Her surprise hire as Credit Suisse’s operating chief for its Swiss unit – one of a host of hires from UBS – is the next logical step for an ambitious banker on the move. In her new role, she must pull off the pressure-filled high-wire act before her, as well as navigate a clash of cultures. While Credit Suisse is well-known for fostering entrepreneurial thinkers, UBS has typically followed a more deliberate and disciplined military-style approach: define a strategy and stick to it, come hell or high water.
What are the next steps? The bank’s Swiss unit has been carved out, but hammering out a strategy as a semi-independent entity awaits. Initial measures include consolidating holdings such as retail bank Neue Aargauer Bank (NAB), credit card provider Swisscard, and consumer lender Bank-now, sorting out what part of the bank’s arcane and messy information technology platform will remain at the Swiss unit following the public listing, and creating what investment bankers call an «equity story».
In other words, shopping the bank to potential IPO investors in order to raise as much desperately-needed capital as possible for the parent bank.
Broken With Veterans
She has wasted little time enlisting the help of promising talent within the bank for her push, and broken with respected veterans such as Marco Abele, who she passed over as the Swiss unit’s digital head in favor on a virtually unknown 37-year-old female banker.
The reality is that Kamber Borens doesn't have time to wait out a six-month gardening leave if she wanted to poach a former colleague from UBS – she needs people in seats immediately to stand up the equity story in coming months.

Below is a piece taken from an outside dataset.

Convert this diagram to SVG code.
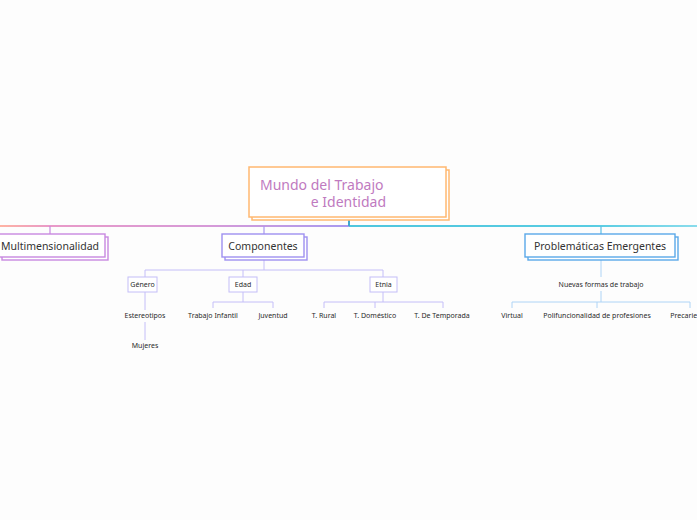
<svg xmlns="http://www.w3.org/2000/svg" width="697" height="520" viewBox="0 0 697 520">
<defs>
<linearGradient id="gl" x1="0" y1="0" x2="349" y2="0" gradientUnits="userSpaceOnUse">
<stop offset="0" stop-color="#FFB3A3"/>
<stop offset="0.14" stop-color="#E99AC8"/>
<stop offset="0.6" stop-color="#D69AD8"/>
<stop offset="1" stop-color="#A89AF0"/>
</linearGradient>
<linearGradient id="gr" x1="349" y1="0" x2="697" y2="0" gradientUnits="userSpaceOnUse">
<stop offset="0" stop-color="#4FC6DE"/>
<stop offset="0.7" stop-color="#58CCE2"/>
<stop offset="1" stop-color="#8ADCEC"/>
</linearGradient>
</defs>
<style>
text{font-family:"Noto Sans","Liberation Sans",sans-serif;fill:#333;}
.root{fill:#C07ABF;font-size:14px;}
.main{font-size:10.5px;text-anchor:middle;}
.sm{font-size:7px;text-anchor:middle;fill:#2a2a2a;}
.box{fill:#fff;stroke-width:1.4;}
.sbox{fill:#fff;stroke:#C4BEF8;stroke-width:1;}
.lc{fill:none;stroke:#C4BEF8;stroke-width:1;}
.lb{fill:none;stroke:#AED4F6;stroke-width:1;}
</style>
<rect width="697" height="520" fill="#fdfdfd"/>
<g id="connectors">
<line x1="0" y1="226" x2="349" y2="226" stroke="url(#gl)" stroke-width="2"/>
<line x1="349" y1="226" x2="697" y2="226" stroke="url(#gr)" stroke-width="2"/>
<line x1="349" y1="217" x2="349" y2="226" stroke="#3FA8D0" stroke-width="2"/>
<line x1="50" y1="226" x2="50" y2="234" stroke="#C888E0" stroke-width="1.2"/>
<line x1="264" y1="226" x2="264" y2="234" stroke="#A898F0" stroke-width="1.2"/>
<line x1="601" y1="226" x2="601" y2="234" stroke="#5ABFE6" stroke-width="1.2"/>
<path class="lc" d="M264 257V270M145 270H383M145 270V277M243 270V277M383 270V277"/>
<path class="lc" d="M145 292V310M145 322V340"/>
<path class="lc" d="M243 292V302M213 302H273M213 302V308M273 302V308"/>
<path class="lc" d="M383 292V302M324 302H443M324 302V308M375 302V308M443 302V308"/>
<path class="lb" d="M601 257V277M601 291V302M512 302H690M512 302V308M597 302V308M690 302V308"/>
</g>
<g id="root">
<rect x="252" y="170" width="197" height="50" fill="#fff" stroke="#FFB870" stroke-width="1.5"/>
<rect x="249" y="167" width="197" height="50" fill="#fff" stroke="#FFB870" stroke-width="1.5"/>
<text class="root" x="260" y="190">Mundo del Trabajo</text>
<text class="root" x="386" y="207" text-anchor="end">e Identidad</text>
</g>
<g id="multimensionalidad">
<rect class="box" x="2" y="237" width="106" height="23" stroke="#C888E0"/>
<rect class="box" x="-1" y="234" width="106" height="23" stroke="#C888E0"/>
<text class="main" x="50" y="250">Multimensionalidad</text>
</g>
<g id="componentes">
<rect class="box" x="225" y="237" width="82" height="23" stroke="#9E90F0"/>
<rect class="box" x="222" y="234" width="82" height="23" stroke="#9E90F0"/>
<text class="main" x="263" y="250">Componentes</text>
</g>
<g id="problematicas">
<rect class="box" x="528" y="237" width="150" height="23" stroke="#5AA8E8"/>
<rect class="box" x="525" y="234" width="150" height="23" stroke="#5AA8E8"/>
<text class="main" x="600" y="250">Problemáticas Emergentes</text>
</g>
<g id="genero"><rect class="sbox" x="128" y="277" width="29" height="15"/><text class="sm" x="142.5" y="287">Género</text></g>
<g id="edad"><rect class="sbox" x="229" y="277" width="28" height="15"/><text class="sm" x="243" y="287">Edad</text></g>
<g id="etnia"><rect class="sbox" x="370" y="277" width="27" height="15"/><text class="sm" x="383.5" y="287">Etnia</text></g>
<g id="estereotipos"><text class="sm" x="145" y="318">Estereotipos</text></g>
<g id="mujeres"><text class="sm" x="145" y="348">Mujeres</text></g>
<g id="trabajo-infantil"><text class="sm" x="213" y="318">Trabajo Infantil</text></g>
<g id="juventud"><text class="sm" x="273" y="318">Juventud</text></g>
<g id="t-rural"><text class="sm" x="324" y="318">T. Rural</text></g>
<g id="t-domestico"><text class="sm" x="375" y="318">T. Doméstico</text></g>
<g id="t-temporada"><text class="sm" x="442" y="318">T. De Temporada</text></g>
<g id="nuevas-formas"><text class="sm" x="601" y="287">Nuevas formas de trabajo</text></g>
<g id="virtual"><text class="sm" x="512" y="318">Virtual</text></g>
<g id="polifuncionalidad"><text class="sm" x="597" y="318">Polifuncionalidad de profesiones</text></g>
<g id="precariedad"><text class="sm" x="690" y="318">Precariedad</text></g>
</svg>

And what is that story? The Swiss unit is the bank’s most consistently functioning, profitable and cost-disciplined jewel – Credit Suisse, but better. The very definition of Swissness, it has a far stronger corporate and investment banking franchise than UBS in Switzerland, which the bank argues is the perfect setup for the «entrepreneur’s bank» that Swiss unit CEO Thomas Gottstein seeks to become.
In UBS' Crisis Engine Room
To be sure, the Swiss unit faces the same stiff headwinds as all its competitors: the wealthy remain hugely reluctant to invest, preferring to stash cash and cash products – which earn nothing for the bank – negative interest rates are eating into margins, heightened competition and more regulation pose threats, and cost-cutting is a constant companion.
What’s at stake? Kamber Borens can surely stand the heat, having been in the engine room when UBS tapped shareholders for billions to stem its mortgage losses and then helping Cryan mop up the aftermath of the bailout. Credit Suisse, which survived the financial crisis without a government bailout, arguably has nearly as much at stake in 2017. Kamber Borens – now out of the engine room and on the front lines – has more at stake.
Why? Tidjane Tham desperately needs the capital from a successful public listing, should markets in the latter half of next year cooperate and allow one. The bank expects the move to sweep 1 to 2 billion into its capital coffers, a key measure of its return to health. Much of the success of this move rests on Kamber Borens’ shoulders.